One in Christ

“For he himself… has made us one…” (Ephesians 2:14)

Bible Reading: Ephesians 2:11-16

There is a definite shift in Paul’s focus in the 11th verse of Ephesians 2. Having attempted to broaden his readers’ appreciation of the riches of the gospel (Ephesians 1:15-2:10), he now reminds them of their new status as members together with the Jews of God’s people.

He begins by calling upon his readers – whom he addresses as those who were called “the uncircumcision” (Gentiles) by those who were “circumcised according to the flesh” (Jews)– to “remember” their former condition. As Gentiles, they were “separated from Christ” – they had no part in the hope and blessings of the promised Messiah of Israel – they were “alienated from the commonwealth of Israel and strangers to the covenants of promise, having no hope and without God in the world” (2:11-12).
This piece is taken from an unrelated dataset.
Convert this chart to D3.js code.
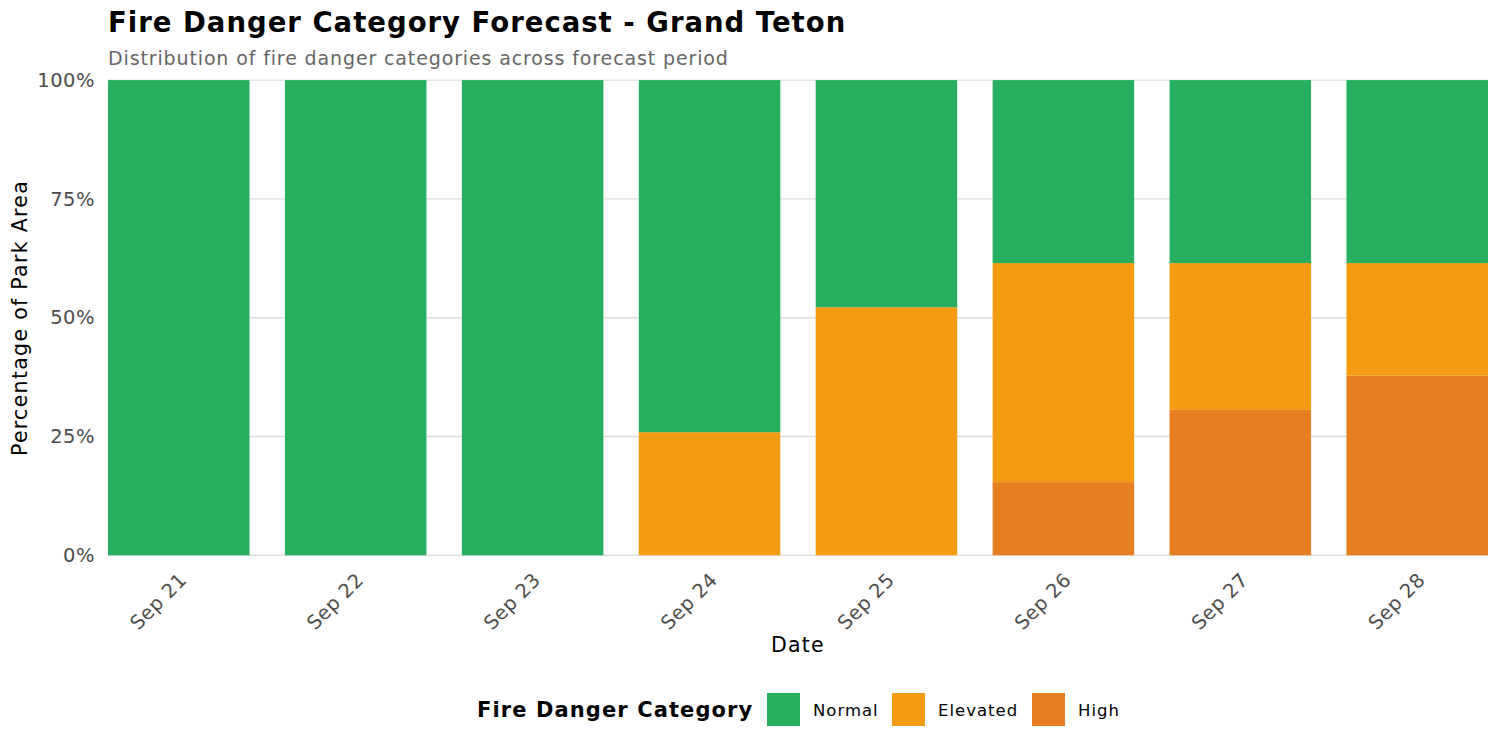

This is the dismal state they were in before the gospel came to them. It was not that they were excluded from the promises connected with the coming Jewish Messiah, but as long as they remained in their ignorance and idolatry they were totally cut off from participating in the life of God’s people. They had no place in the “commonwealth of Israel,” had no right to claim the “covenants of promise,” had no hope, and they were without the true God as their God.

But all of this changed with the coming of Christ and the preaching of the gospel to the Gentiles. Now, as they came through faith to be included “in” Christ and sealed with the Holy Spirit (1:13), they were in a totally new state. Those who were once “far off” (from God and all the blessings Israel enjoyed) have now been “brought near”. They are now, as we shall see later in these verses, “no longer strangers and aliens,” but are “fellow citizens with the saints and members of the household of God” (v. 19).
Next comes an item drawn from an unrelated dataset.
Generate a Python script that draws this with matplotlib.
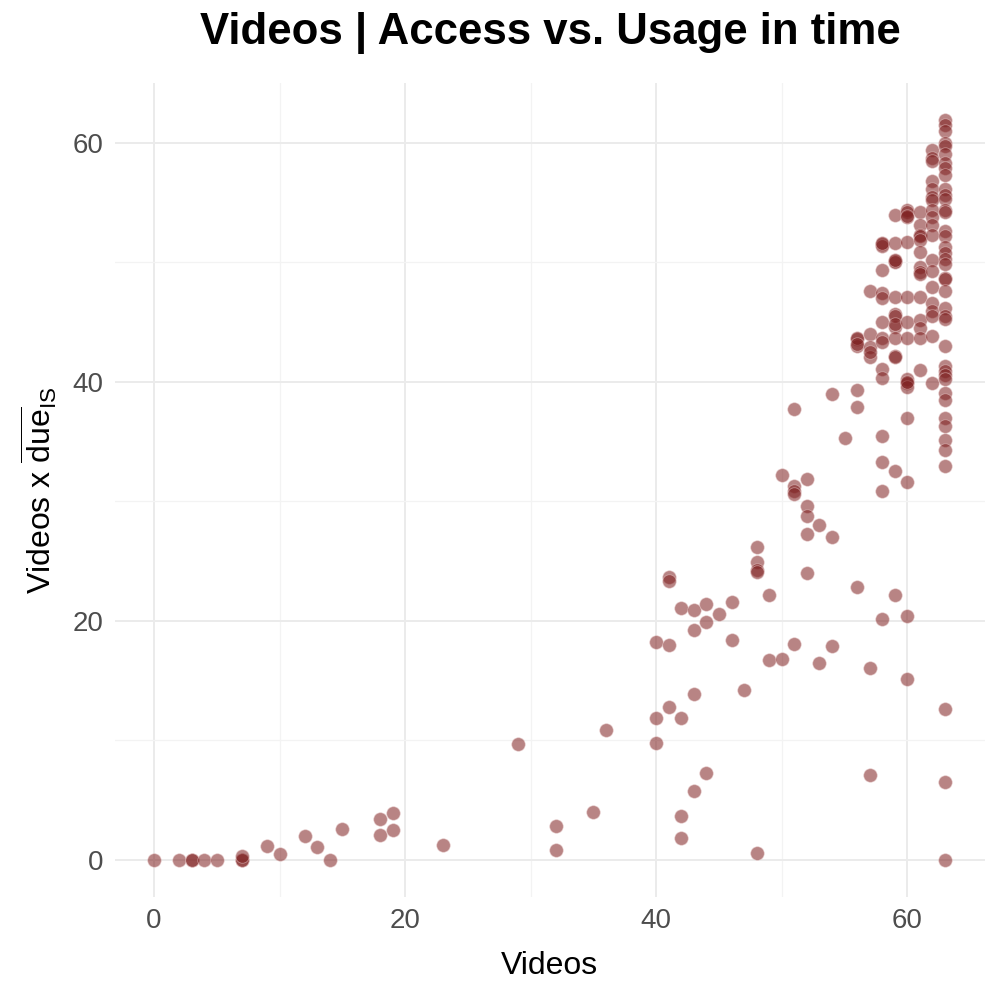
import matplotlib
matplotlib.use('Agg')
import matplotlib.pyplot as plt
from matplotlib.ticker import MultipleLocator

plt.rcParams['font.family'] = ['Liberation Sans', 'DejaVu Sans']
plt.rcParams['mathtext.fontset'] = 'custom'
plt.rcParams['mathtext.rm'] = 'Liberation Sans'
plt.rcParams['mathtext.it'] = 'Liberation Sans:italic'

# points, grouped by x value
low_x = [0, 2, 3, 3, 4, 5, 7, 7, 7, 9, 10, 12, 13, 14, 15, 18, 18, 19, 19,
         23, 29, 32, 32, 35, 36]
low_y = [0, 0, 0, 0, 0, 0, 0, 0, 0.3, 1.2, 0.5, 2.0, 1.1, 0, 2.6, 3.4, 2.1,
         3.9, 2.5, 1.25, 9.7, 2.85, 0.86, 4.0, 10.85]

mid_x = [40, 40, 40, 41, 41, 41, 41, 42, 42, 42, 42, 43, 43, 43, 43, 44, 44,
         44, 45, 46, 46, 47, 48, 48, 48, 48, 48, 49, 49, 50, 50, 51, 51, 51,
         51, 51, 52, 52, 52, 52, 52, 53, 53, 54, 54, 54, 55]
mid_y = [18.2, 11.9, 9.8, 23.7, 23.3, 18.0, 12.8, 21.1, 11.9, 3.7, 1.8, 20.9,
         19.2, 13.9, 5.8, 21.4, 19.9, 7.3, 20.6, 21.6, 18.4, 14.2, 26.2, 24.9,
         24.3, 24.1, 0.6, 22.2, 16.7, 32.2, 16.8, 37.7, 31.3, 30.9, 30.6, 18.1,
         31.9, 29.6, 28.8, 27.3, 24.0, 28.0, 16.5, 39.0, 27.0, 17.9, 35.3]

high_x = [56] * 7 + [57] * 7 + [58] * 15 + [59] * 15 + [60] * 16 + [61] * 14 \
    + [62] * 19 + [63] * 40
high_y = [
    # 56
    43.6, 43.0, 39.3, 37.9, 22.8, 43.7, 43.2,
    # 57
    47.6, 44.0, 42.9, 42.1, 16.1, 7.1, 42.5,
    # 58
    51.5, 51.4, 49.4, 47.4, 47.0, 45.0, 43.7, 43.3, 41.1, 40.3, 35.5, 33.3,
    30.9, 20.2, 51.6,
    # 59
    54.0, 51.6, 50.1, 50.0, 47.1, 45.7, 44.6, 43.7, 42.2, 32.5, 22.2, 42.1,
    50.2, 45.5, 44.8,
    # 60
    54.4, 54.2, 53.8, 51.7, 47.1, 45.0, 43.7, 40.2, 39.9, 39.6, 37.0, 31.6,
    20.4, 15.1, 53.9, 40.0,
    # 61
    54.2, 53.1, 52.3, 52.2, 51.9, 50.9, 49.6, 49.2, 49.0, 47.1, 45.2, 44.5,
    43.7, 41.0,
    # 62
    59.4, 58.7, 58.5, 56.8, 56.1, 55.5, 55.2, 54.4, 53.8, 53.1, 52.3, 50.2,
    49.3, 47.9, 46.6, 45.9, 45.5, 43.8, 39.9,
    # 63
    61.9, 61.5, 61.0, 60.0, 59.7, 59.1, 58.3, 57.9, 57.3, 56.1, 55.6, 55.3,
    54.4, 54.2, 52.6, 52.2, 51.3, 50.8, 50.3, 49.9, 48.7, 48.6, 47.6, 46.2,
    45.5, 45.3, 43.0, 41.3, 40.9, 40.6, 40.2, 39.1, 38.5, 37.0, 36.3, 35.1,
    34.3, 33.0, 12.6, 6.5,
]
high_x = high_x + [63]
high_y = high_y + [0]

xs = low_x + mid_x + high_x
ys = low_y + mid_y + high_y

fig = plt.figure(figsize=(9.97, 9.97), dpi=100)
ax = fig.add_axes([0.1149, 0.1003, 0.8726, 0.8164])

ax.scatter(xs, ys, s=95, c='#7E1F1F', alpha=0.55,
           edgecolors='#E8C8C8', linewidths=0.6, zorder=3)

ax.set_xlim(-3.15, 66.15)
ax.set_ylim(-3.1, 65.0)
ax.xaxis.set_major_locator(MultipleLocator(20))
ax.yaxis.set_major_locator(MultipleLocator(20))
ax.xaxis.set_minor_locator(MultipleLocator(10))
ax.yaxis.set_minor_locator(MultipleLocator(10))
ax.grid(True, which='major', color='#EBEBEB', lw=1.4, zorder=0)
ax.grid(True, which='minor', color='#F3F3F3', lw=0.9, zorder=0)
for s in ax.spines.values():
    s.set_visible(False)
ax.tick_params(which='both', length=0, labelsize=20, labelcolor='#4D4D4D', pad=8)

ax.set_xlabel('Videos', fontsize=23, labelpad=12)
ax.set_ylabel(r'Videos x $\overline{\mathrm{due}}_{\mathrm{IS}}$', fontsize=23, labelpad=10)
fig.suptitle('Videos | Access vs. Usage in time', x=0.552, y=0.988,
             fontsize=31.5, fontweight='bold', va='top')

fig.savefig('out.png', dpi=100, facecolor='white')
Believing Jew and Gentile are now truly one, and it has all come about through the flesh and blood of Christ. On the cross, as he dealt with the penalty of human sin, Jesus made peace both between humans and God and between Jews and Gentiles. Peoples who had once despised each other were now one – God’s new people in Christ.

Jesus did this, Paul continues, by breaking down “the dividing wall of hostility by abolishing the law of commandments expressed in ordinances” (vs. 14-15). This refers to the ritual worship of the Jews, viewed so sacred by them as to be forbidden territory to Gentiles. True, there was a “court of the Gentiles” in the Jewish temple, but the dividing wall between the courts marked the radical separation between the two peoples. Here Paul refers to it as a “dividing wall of hostility”.

By fulfilling all the ordinances connected with Israel’s worship, Jesus forever took away (or broke down) that dividing wall. And in doing so, he established the possibility of people of all ethnic groups becoming the one people of God.

This is the blessing we enjoy today, a blessing that never be taken for granted.

Closing Thoughts:

  • Do you really feel part of God’s people?
  • Do you thank Jesus for removing all barriers to being members of his household?